As per Eric Brewer, father of CAP theorem, we are limited to two of three characteristics, which one we choose is up to us, however, “by explicitly handling partitions, designers can optimize consistency and availability, thereby achieving some trade-off of all three.” (Brewer, E., 2012). Regarding Big Data solutions, CAP theorem can be quite deceptive, because nowadays the WAN interruptions are infrequent, which means that there is no good reason to give up Consistency or Availability of our distributed system, as it is going to be extremely rare that our Partition Tolerance will ever be disrupted. I haven’t found a better conclusion to this topic, than the statement of Eric Brewer in his revision of CAP theorem from 2012, in which he concludes that “All three properties are more continuous than binary. Availability is continuous from 0 to 100 percent, there are many levels of consistency, and even partitions have nuances. Exploring these nuances requires pushing the traditional way of dealing with partitions, which is the fundamental challenge. Because partitions are rare, CAP should allow perfect C and A most of the time, but when partitions are present or perceived, a strategy is in order.” (Brewer, E., 2012).
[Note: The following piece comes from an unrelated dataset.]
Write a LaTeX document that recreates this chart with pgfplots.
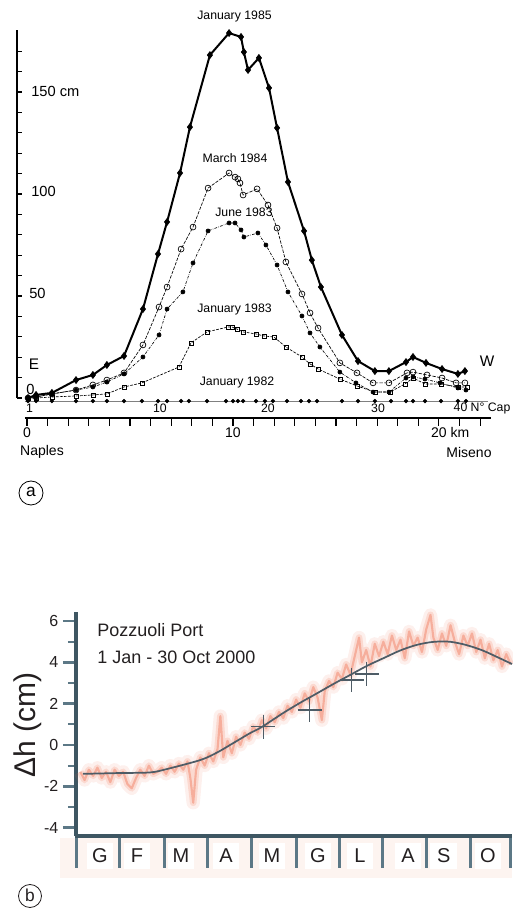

Brewer, E. (2012). CAP twelve years later: How the” rules” have changed. Computer, 45(2), 23-29. (Accessed: 27 January 2017).

Pokorny, J. (2013). NoSQL databases: a step to database scalability in a web environment. International Journal of Web Information Systems, 9(1), 69-82. (Accessed: 27 January 2017).

Bailis, P., & Ghodsi, A. (2013). Eventual consistency today: Limitations, extensions, and beyond. Communications of the ACM, 56(5), 55-63. (Accessed: 28 January 2017).

Gajendran, S. K. (2012). A survey on NoSQL databases. The university of Illinois. (Accessed: 28 January 2017).

Bailis, P., Davidson, A., Fekete, A., Ghodsi, A., Hellerstein, J. M., & Stoica, I. (2013). Highly available transactions: Virtues and limitations. Proceedings of the VLDB Endowment, 7(3), 181-192. (Accessed: 28 January 2017).

Gilbert, S., & Lynch, N. (2012). Perspectives on the CAP Theorem. Computer, 45(2), 30-36. (Accessed: 28 January 2017).

Brewer, E. (2010, July). A certain freedom: thoughts on the CAP theorem. In Proceedings of the 29th ACM SIGACT-SIGOPS symposium on Principles of distributed computing (pp. 335-335). ACM. (Accessed: 29 January 2017).

Hugg, J. (2015) Disambiguating ACID and CAP. Available at: (Accessed: 29 January 2017).

Availability (2017) in Wikipedia. Available at: (Accessed: 29 January 2017).

NoSQL: What’s in it for me? – 推酷 (2013) Available at (Accessed: 29 January 2017).

Perry, M. (2010) CAP theorem. Available at: (Accessed: 29 January 2017).